# DitLoIDs 2



## robert@fm (Sep 27, 2013)

1=RtRTA
2=StEQ
3=SYaT
4=AtS
15=MoF


----------



## Northerner (Sep 27, 2013)

1 Ring to Rule Them All


----------



## robert@fm (Sep 27, 2013)

1=DFtG! (sorry...) One down, four to go!


----------



## Northerner (Sep 27, 2013)

15 Minutes of Fame


----------



## robert@fm (Sep 27, 2013)

At this rate, I'll soon have to post another lot.


----------



## LeeLee (Sep 27, 2013)

2 = Sides to Every Question?


----------



## robert@fm (Sep 28, 2013)

Yep.  Still two to go...


----------



## robert@fm (Sep 29, 2013)

There's stll *3=SYaT* and *4=AtS* to go.  The second one is a slight verbal quibble. 

The Ditloid Droid (mentioned in another thread) can't solve any but the simplest ones, even with its requirement that common words such as "the" be spelled out in full, which makes the puzzle slightly easier.


----------



## Steff (Sep 29, 2013)

3 score years and  ten


----------



## robert@fm (Sep 29, 2013)

Yep.  One more left...


----------



## robert@fm (Oct 1, 2013)

OK, a clue: Think Hallowe'en.


----------



## robert@fm (Oct 8, 2013)

Really, I would have expected somebody to get "4=AtS" by now.  It's a slight verbal quibble, but I would have thought it fairly obvious, especially since that time of year is fast approaching... (and I don't mean Christmas either...)


----------



## robert@fm (Oct 21, 2013)

Still no answer?


----------



## Steff (Oct 21, 2013)

Nope can't fathom this remaining one robert


----------



## robert@fm (Oct 21, 2013)

It's another musical one, relating to All Hallow's Day (November 1st).

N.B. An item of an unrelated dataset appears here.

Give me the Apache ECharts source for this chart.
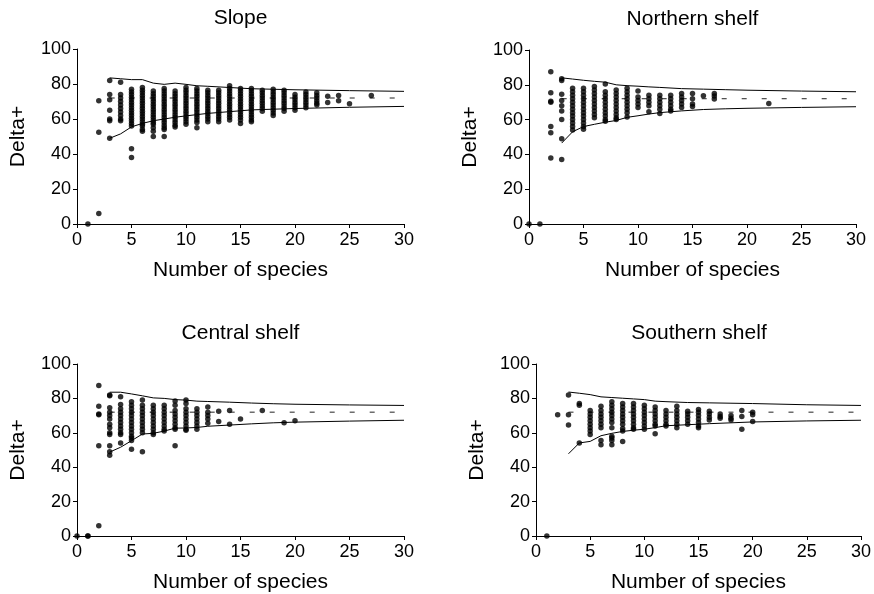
<!DOCTYPE html>
<html>
<head>
<meta charset="utf-8">
<script src="https://cdn.jsdelivr.net/npm/echarts@6/dist/echarts.min.js"></script>
<style>html,body{margin:0;padding:0;background:#fff}#c{width:874px;height:594px}</style>
</head>
<body>
<div id="c"></div>
<script>
const panelTitles = ['Slope', 'Northern shelf', 'Central shelf', 'Southern shelf'];
const xTicks = [0, 5, 10, 15, 20, 25, 30];
const yTicks = [0, 20, 40, 60, 80, 100];
const meanDelta = 72;

// points: [number of species, [Delta+ values]]
const slopePts = [
  [1, [0]],
  [2, [70.5, 52.5, 6]],
  [3, [82, 74, 71, 65, 60, 59, 49]],
  [4, [81, 74, 72, 70, 68, 66, 64, 62, 60, 59]],
  [5, [77, 75.5, 74, 72.5, 71, 69.5, 68, 66.5, 65, 63.5, 62, 60.5, 59, 57.5, 56, 43, 38]],
  [6, [78, 76.5, 75, 73.5, 72, 70.5, 69, 67.5, 66, 64.5, 63, 61.5, 60, 58.5, 57, 56, 54, 53]],
  [7, [76, 74.5, 73, 71.5, 70, 68.5, 67, 65.5, 64, 62.5, 61, 59.5, 58, 57, 55, 53, 50]],
  [8, [77.5, 76, 74.5, 73, 71.5, 70, 68.5, 67, 65.5, 64, 62.5, 61, 59.5, 58, 56.5, 55, 54, 50]],
  [9, [76, 74.5, 73, 71.5, 70, 68.5, 67, 65.5, 64, 62.5, 61, 59.5, 58, 56.5, 55.5]],
  [10, [78, 76.5, 75, 73.5, 72, 70.5, 69, 67.5, 66, 64.5, 63, 61.5, 60, 58.5, 57]],
  [11, [77.5, 76, 74.5, 73, 71.5, 70, 68.5, 67, 65.5, 64, 62.5, 61, 59.5, 58, 55]],
  [12, [76.5, 75, 73.5, 72, 70.5, 69, 67.5, 66, 64.5, 63, 61.5, 60, 58.5]],
  [13, [76.5, 75, 73.5, 72, 70.5, 69, 67.5, 66, 64.5, 63, 61.5, 60, 58.5]],
  [14, [79, 77.5, 76, 74.5, 73, 71.5, 70, 68.5, 67, 65.5, 64, 62.5, 61, 59.5]],
  [15, [77.5, 76, 74.5, 73, 71.5, 70, 68.5, 67, 65.5, 64, 62.5, 61, 59.5, 57.5]],
  [16, [77.5, 76, 74.5, 73, 71.5, 70, 68.5, 67, 65.5, 64, 62.5, 61, 59.5, 58.5]],
  [17, [76.5, 75, 73.5, 72, 70.5, 69, 67.5, 66, 64.5]],
  [18, [77, 75.5, 74, 72.5, 71, 69.5, 68, 66.5, 65, 63.5, 62]],
  [19, [76.5, 75, 73.5, 72, 70.5, 69, 67.5, 66, 64.5]],
  [20, [74, 72.5, 71, 69.5, 68, 66.5, 65]],
  [21, [75.5, 74, 72.5, 71, 69.5, 68, 66.5]],
  [22, [75, 73.5, 72, 70.5, 69, 68]],
  [23, [73, 69.5]],
  [24, [73.5, 70.5]],
  [25, [68.7]],
  [27, [73.5]]
];
const northPts = [
  [0, [0]],
  [1, [0]],
  [2, [87.5, 75.5, 70.5, 70, 56, 52.5, 38]],
  [3, [83.5, 82.5, 74.5, 71, 68, 65, 60, 49, 37]],
  [4, [78, 76, 74, 72, 70, 68, 66, 64, 62, 60, 58, 56, 54]],
  [5, [78, 76, 74, 72, 70, 68, 66, 64, 62, 60, 58, 56, 54.5]],
  [6, [79, 77, 75, 73, 71, 69, 67, 65, 63, 61]],
  [7, [80.5, 76, 74, 72, 70, 68, 66, 64, 62, 60, 59]],
  [8, [77, 75, 73, 71, 69, 67, 65, 63, 61, 60]],
  [9, [78, 76, 74, 72, 70, 68, 66, 64, 61.5]],
  [10, [76.5, 73, 71, 69, 67]],
  [11, [74, 72, 70, 68, 64.5]],
  [12, [74, 72, 70, 68, 66, 63.5]],
  [13, [74, 72, 70, 68, 66, 65]],
  [14, [75, 73, 71, 69, 67]],
  [15, [75, 72, 69, 67.5]],
  [16, [73.7]],
  [17, [75, 73.5, 71.8]],
  [22, [69.3]]
];
const centralPts = [
  [0, [0]],
  [1, [0, 0]],
  [2, [87.5, 75.5, 71, 70.5, 52.5, 6]],
  [3, [82, 81.5, 74.5, 72, 70, 68, 65, 63, 60, 59, 52.5, 49, 47]],
  [4, [81, 76.5, 74, 72, 70, 68, 66, 64, 62, 60, 59, 54]],
  [5, [78, 76, 74, 72, 70, 68, 66, 64, 62, 60, 58, 57, 55.5, 50.5]],
  [6, [79, 76, 74, 72, 70, 68, 66, 64, 62, 60, 49]],
  [7, [76, 74, 72, 70, 68, 66, 64, 62, 60, 59]],
  [8, [76, 74, 72, 70, 68, 66, 64, 62, 61]],
  [9, [78.5, 76, 73, 71, 69, 67, 65, 63, 62, 52.5]],
  [10, [79, 77, 74, 72, 70, 68, 66, 64, 62, 61.5]],
  [11, [74, 72, 70, 68, 66, 64, 62]],
  [12, [75, 72, 70, 68, 65.5]],
  [13, [72.5, 66.5]],
  [14, [73, 65]],
  [15, [68]],
  [17, [73]],
  [19, [65.8]],
  [20, [67]]
];
const southPts = [
  [1, [0]],
  [2, [70.5]],
  [3, [82, 70.5, 64.5]],
  [4, [77, 76, 54]],
  [5, [73, 71, 69, 67, 65, 63, 61, 59]],
  [6, [75.5, 73, 71, 69, 67, 65, 63, 55.5, 53]],
  [7, [78, 76, 74, 72, 70, 68, 66, 63, 58, 57, 55.5, 53]],
  [8, [77, 75, 73, 71, 69, 67, 65, 62.5, 61, 55]],
  [9, [77, 75, 73, 71, 69, 67, 65, 63, 62]],
  [10, [76, 74, 72, 70, 68, 66, 64, 62]],
  [11, [75, 73, 71, 69, 67, 65, 64, 59.5]],
  [12, [73, 71, 69, 67, 65, 64]],
  [13, [75.5, 73, 71, 69, 67, 65, 63]],
  [14, [72.5, 71, 69, 67, 65]],
  [15, [73.5, 72, 70, 68, 66, 64, 63]],
  [16, [72.5, 71, 69, 67.5]],
  [17, [71, 69.5, 68.5]],
  [18, [70, 68.5, 67.5]],
  [19, [73, 69.5, 62]],
  [20, [72, 70.5, 66.5]]
];

// funnel limits
const funnelX = [3, 4, 5, 6, 7, 8, 9, 10, 11, 12, 14, 16, 18, 20, 25, 30];
const slopeUpper = [83.5, 83, 82.5, 82.5, 80.5, 79.8, 80.5, 79.8, 79, 78.7, 78, 77.3, 77, 76.7, 76.2, 75.8];
const slopeLower = [49, 51.5, 55.5, 57.5, 59, 60, 61, 61.8, 62.5, 63.2, 64.2, 65.2, 65.6, 66, 66.7, 67.2];
const northUpper = [84, 83.3, 82.6, 82, 81.5, 80, 79.5, 79.2, 78.8, 78.5, 77.8, 77.5, 77.2, 76.9, 76.4, 76];
const northLower = [46.5, 53, 56, 57.3, 58.5, 59.5, 61.3, 62.2, 63.2, 64, 65, 65.8, 66.2, 66.5, 67, 67.4];
const centralUpper = [83.6, 83.6, 82.6, 81.5, 80.3, 80, 79.3, 79, 78.4, 78.2, 77.8, 77.3, 76.9, 76.6, 76.2, 75.9];
const centralLower = [48.8, 51.6, 55.4, 59.3, 59.7, 61, 62.7, 62.8, 63.1, 63.8, 64.5, 65.2, 65.8, 66.2, 66.8, 67.3];
const southUpper = [83.7, 83, 82.2, 80.9, 80.5, 80.1, 79.7, 79.3, 78.4, 78.1, 77.6, 77.4, 77.2, 77, 76.3, 75.9];
const southLower = [47.8, 54.1, 55, 58.3, 59.7, 60.8, 61.5, 62.1, 63, 64.1, 64.7, 65.3, 65.8, 66.3, 66.9, 67.3];

const panels = [
  { pts: slopePts, up: slopeUpper, lo: slopeLower },
  { pts: northPts, up: northUpper, lo: northLower },
  { pts: centralPts, up: centralUpper, lo: centralLower },
  { pts: southPts, up: southUpper, lo: southLower }
];

const grids = [
  { left: 77, top: 49, width: 327, height: 175 },
  { left: 529, top: 50, width: 327, height: 174 },
  { left: 77, top: 364, width: 327, height: 174 },
  { left: 536, top: 364, width: 326, height: 174 }
];
const FONT = 'Liberation Sans, Arial, sans-serif';

const option = {
  animation: false,
  backgroundColor: '#fff',
  textStyle: { fontFamily: FONT },
  title: grids.map((g, i) => ({
    text: panelTitles[i],
    left: g.left + g.width / 2,
    top: g.top - 41,
    textAlign: 'center',
    padding: 0,
    textStyle: { fontFamily: FONT, fontSize: 21, fontWeight: 'normal', color: '#000' }
  })),
  grid: grids,
  xAxis: grids.map((g, i) => ({
    type: 'value', gridIndex: i, min: 0, max: 30, interval: 5,
    name: 'Number of species', nameLocation: 'middle', nameGap: 36,
    nameTextStyle: { fontFamily: FONT, fontSize: 21, color: '#000' },
    axisLine: { show: true, lineStyle: { color: '#000', width: 1 } },
    axisTick: { show: true, length: 4, lineStyle: { color: '#000' } },
    axisLabel: { fontFamily: FONT, fontSize: 18, color: '#000', margin: 7 },
    splitLine: { show: false }
  })),
  yAxis: grids.map((g, i) => ({
    type: 'value', gridIndex: i, min: 0, max: 100, interval: 20,
    name: 'Delta+', nameLocation: 'middle', nameGap: 48, nameRotate: 90,
    nameTextStyle: { fontFamily: FONT, fontSize: 21, color: '#000' },
    axisLine: { show: true, lineStyle: { color: '#000', width: 1 } },
    axisTick: { show: true, length: 4, lineStyle: { color: '#000' } },
    axisLabel: { fontFamily: FONT, fontSize: 18, color: '#000', margin: 6 },
    splitLine: { show: false }
  })),
  series: []
};

panels.forEach((p, i) => {
  const pts = [];
  p.pts.forEach(([x, ys]) => ys.forEach(y => pts.push([x, y])));
  option.series.push({
    type: 'scatter', xAxisIndex: i, yAxisIndex: i, data: pts,
    symbol: 'circle', symbolSize: 5.5, itemStyle: { color: '#000' }, z: 3
  });
  option.series.push({
    type: 'line', xAxisIndex: i, yAxisIndex: i, showSymbol: false,
    data: funnelX.map((x, k) => [x, p.up[k]]),
    lineStyle: { color: '#000', width: 1 }, z: 2
  });
  option.series.push({
    type: 'line', xAxisIndex: i, yAxisIndex: i, showSymbol: false,
    data: funnelX.map((x, k) => [x, p.lo[k]]),
    lineStyle: { color: '#000', width: 1 }, z: 2
  });
  option.series.push({
    type: 'line', xAxisIndex: i, yAxisIndex: i, showSymbol: false,
    data: [[3, meanDelta], [30, meanDelta]],
    lineStyle: { color: '#222', width: 1, type: [5, 15] }, z: 2
  });
});

const chart = echarts.init(document.getElementById('c'), null, { renderer: 'canvas' });
chart.setOption(option);
</script>
</body>
</html>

Giving any more of a clue than that would give the game away.


----------



## robert@fm (Oct 31, 2013)

I would have thought somebody would have got it by now.  OK, the 4 is actually "For"; and given that tomorrow is November 1st, surely one of you can get it now.


----------



## AlisonM (Oct 31, 2013)

For All the Saints?


----------



## robert@fm (Oct 31, 2013)

At last, we have a winner!


----------



## LeeLee (Oct 31, 2013)

Sorry, means nuttin' to me!


----------